If the object is to target “solely the disadvantaged,” then the centres are probably not the best solution – again, I’ll remind you that I think this has nothing to do with material wealth, but the truly disadvantaged child will be the one whose mother can’t be arsed to get up off the sofa and get the two of them to the centre.  If they do, the target mummies have probably left it so late that the classes are booked up, and they then whine about the middle class mummies who knew about the sessions when they were first advertised and reserved their places then.
When Mummy and I started going, it was to get us out of the house.  We went to a weighing session (me, not her!) and it gave Mummy a time to aim for to be out of the house.  An appointment to keep.  I don’t think many people would consider my mummy vulnerable, but without her goals, like having something in the diary at least 4 days a week (the weigh-in was one),she might easily have become withdrawn and possibly even depressed.  But no-one would have known, because she wouldn’t have been visiting the centre.

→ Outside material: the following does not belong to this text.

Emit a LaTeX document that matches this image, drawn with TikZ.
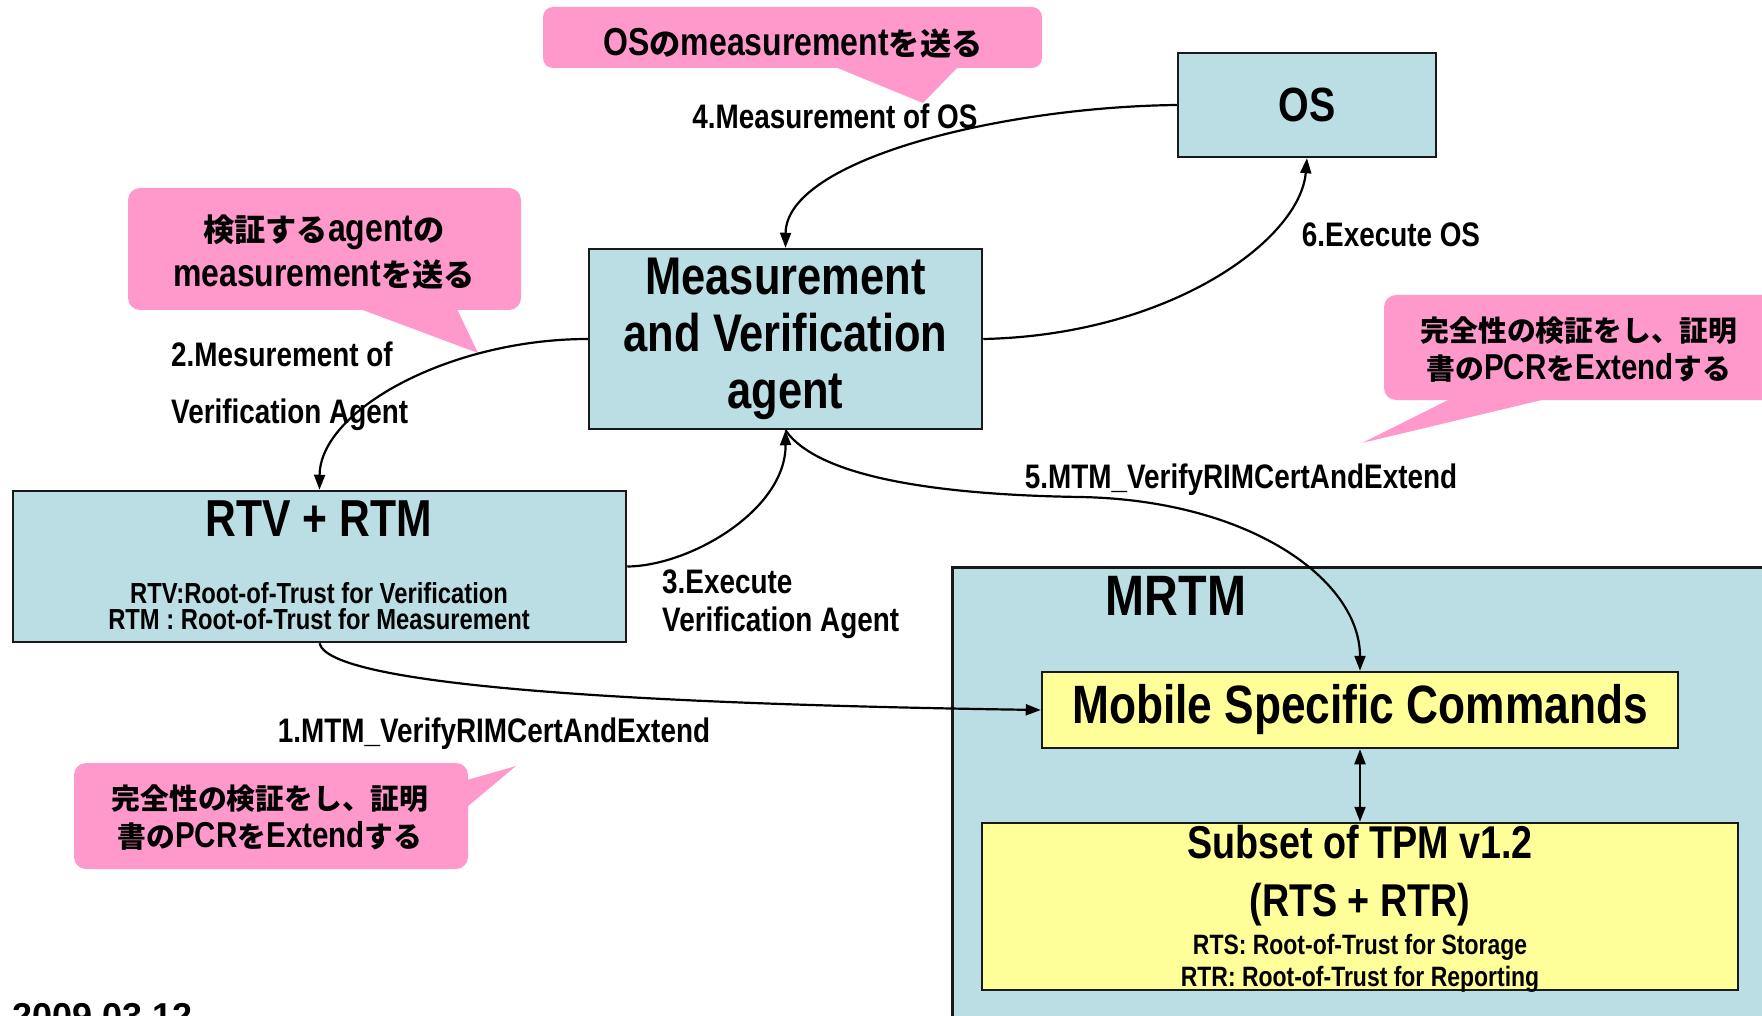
\documentclass[tikz,border=0pt]{standalone}
\usepackage{fontspec}
\setmainfont{Liberation Sans}[FakeStretch=0.82]
\newfontfamily\jpfont{Noto Sans CJK JP Bold}[Scale=0.8]
\newfontfamily\datefont{Liberation Sans}
\usetikzlibrary{arrows.meta}
\definecolor{boxblue}{RGB}{187,222,228}
\definecolor{memoyellow}{RGB}{255,255,153}
\definecolor{notepink}{RGB}{255,153,204}
\definecolor{edge}{RGB}{25,25,25}
\newcommand\jt[1]{{\jpfont #1}}
\newcommand\fsz[2]{\fontsize{#1}{#2}\selectfont\bfseries}
\tikzset{
  box/.style={draw=edge, line width=2.5pt, fill=boxblue, inner sep=0pt},
  ybox/.style={draw=edge, line width=2.5pt, fill=memoyellow, inner sep=0pt},
  conn/.style={line width=2.2pt, -{Triangle[length=15pt,width=11pt]}},
  lbl/.style={inner sep=0pt, font=\fsz{34}{40}},
  txt/.style={inner sep=0pt, align=center},
  notefill/.style={fill=notepink},
}
\begin{document}
\begin{tikzpicture}[x=1pt,y=-1pt]
\useasboundingbox (0,0) rectangle (1762,1016);

% speech-bubble notes
\fill[notefill, rounded corners=10pt] (543,7) rectangle (1042,68);
\fill[notefill] (835,67) -- (923,103) -- (958,67) -- cycle;
\node[txt, font=\fsz{39}{45}] (noteos) at (793,43) {OS\jt{の}measurement\jt{を送る}};

\fill[notefill, rounded corners=12pt] (128,188) rectangle (521,310);
\fill[notefill] (360,309) -- (478,353) -- (457,309) -- cycle;
\node[txt, font=\fsz{39}{45}] (noteagent) at (324,252) {\jt{検証する}agent\jt{の}\\measurement\jt{を送る}};

\fill[notefill, rounded corners=12pt] (1384,295) rectangle (1800,400);
\fill[notefill] (1450,399) -- (1362,443) -- (1546,399) -- cycle;
\node[txt, font=\fsz{36}{38}] (noteright) at (1579,350) {\jt{完全性の検証をし、証明}\\\jt{書の}PCR\jt{を}Extend\jt{する}};

\fill[notefill, rounded corners=12pt] (74,763) rectangle (468,869);
\fill[notefill] (467,780) -- (516,766) -- (467,807) -- cycle;
\node[txt, font=\fsz{36}{38}] (noteleft) at (270,818) {\jt{完全性の検証をし、証明}\\\jt{書の}PCR\jt{を}Extend\jt{する}};

% components
\node[box, minimum width=258pt, minimum height=104pt, font=\fsz{48}{48}] (os) at (1307,105) {OS};
\node[box, minimum width=393pt, minimum height=180pt, align=center, font=\fsz{53}{57}] (mva) at (785.5,339) {Measurement\\and Verification\\agent};
\node[box, minimum width=613pt, minimum height=151pt] (rtv) at (319.5,566.5) {};
\node[txt, font=\fsz{52}{52}] (rtvtitle) at (319,519) {RTV + RTM};
\node[txt, font=\fsz{29}{26}] (rtvnote) at (319,606) {RTV:Root-of-Trust for Verification\\RTM : Root-of-Trust for Measurement};

\node[box, anchor=north west, minimum width=840pt, minimum height=480pt] (mrtm) at (951,566) {};
\node[txt, font=\fsz{57}{57}] (mrtmlabel) at (1176,596) {MRTM};
\node[ybox, minimum width=636pt, minimum height=76pt, font=\fsz{54}{54}] (msc) at (1360,710) {Mobile Specific Commands};
\node[ybox, minimum width=756pt, minimum height=167pt] (tpm) at (1360,906.5) {};
\node[txt, font=\fsz{46}{58}] (tpmtitle) at (1360,876) {Subset of TPM v1.2\\(RTS + RTR)};
\node[txt, font=\fsz{28}{32}] (tpmnote) at (1360,963) {RTS: Root-of-Trust for Storage\\RTR: Root-of-Trust for Reporting};

% connectors
\draw[conn] (os.west) .. controls (1000,107) and (786,160) .. (mva.north);
\draw[conn] (mva.east) .. controls (1170,335) and (1300,240) .. (os.south);
\draw[conn] (mva.west) .. controls (450,339) and (320,410) .. (rtv.north);
\draw[conn] (rtv.east) .. controls (690,566) and (786,510) .. (mva.south);
\coordinate (bend5) at (1080,497);
\draw[conn] (mva.south) .. controls (820,480) and (950,495) .. (bend5)
  .. controls (1250,500) and (1360,580) .. (msc.north);
\draw[conn] (rtv.south) .. controls (330,690) and (700,705) .. (msc.west);
\draw[line width=2.2pt, {Triangle[length=15pt,width=11pt]}-{Triangle[length=15pt,width=11pt]}] (msc.south) -- (tpm.north);

% step labels
\node[lbl] (l4) at (835,116) {4.Measurement of OS};
\node[lbl] (l6) at (1391,235) {6.Execute OS};
\node[lbl, align=left, anchor=west, font=\fsz{34}{57}] (l2) at (171,386) {2.Mesurement of\\Verification Agent};
\node[lbl, align=left, anchor=west, font=\fsz{34}{38}] (l3) at (662,604) {3.Execute\\Verification Agent};
\node[lbl] (l1) at (494,734) {1.MTM\_VerifyRIMCertAndExtend};
\node[lbl] (l5) at (1241,480) {5.MTM\_VerifyRIMCertAndExtend};

% date
\node[anchor=north west, inner sep=0pt, font={\datefont\fontsize{36}{36}\selectfont\bfseries}] (date) at (12,1003) {2009.03.12};
\end{tikzpicture}
\end{document}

I think that is my primary point.  Are we suggesting that no middle class mummies get post-natal depression or need help with parenting skills?  Or that middle class babies never have learning or development difficulties? That’s a relief, Mummy will be pleased!

We didn’t use the centre all that long but it did give us a chance to meet other people. For a while, we were going just because no-one else was and we wanted to make sure the centre didn’t close through lack of interest.  If you start making them available only to those who are “really poor,” or “really at risk,” then no-one will go – who is willing to put their hand up and say, “Yes, that’s me!” or allow that label to be put on their child so soon?  I hope "They" are thinking about that.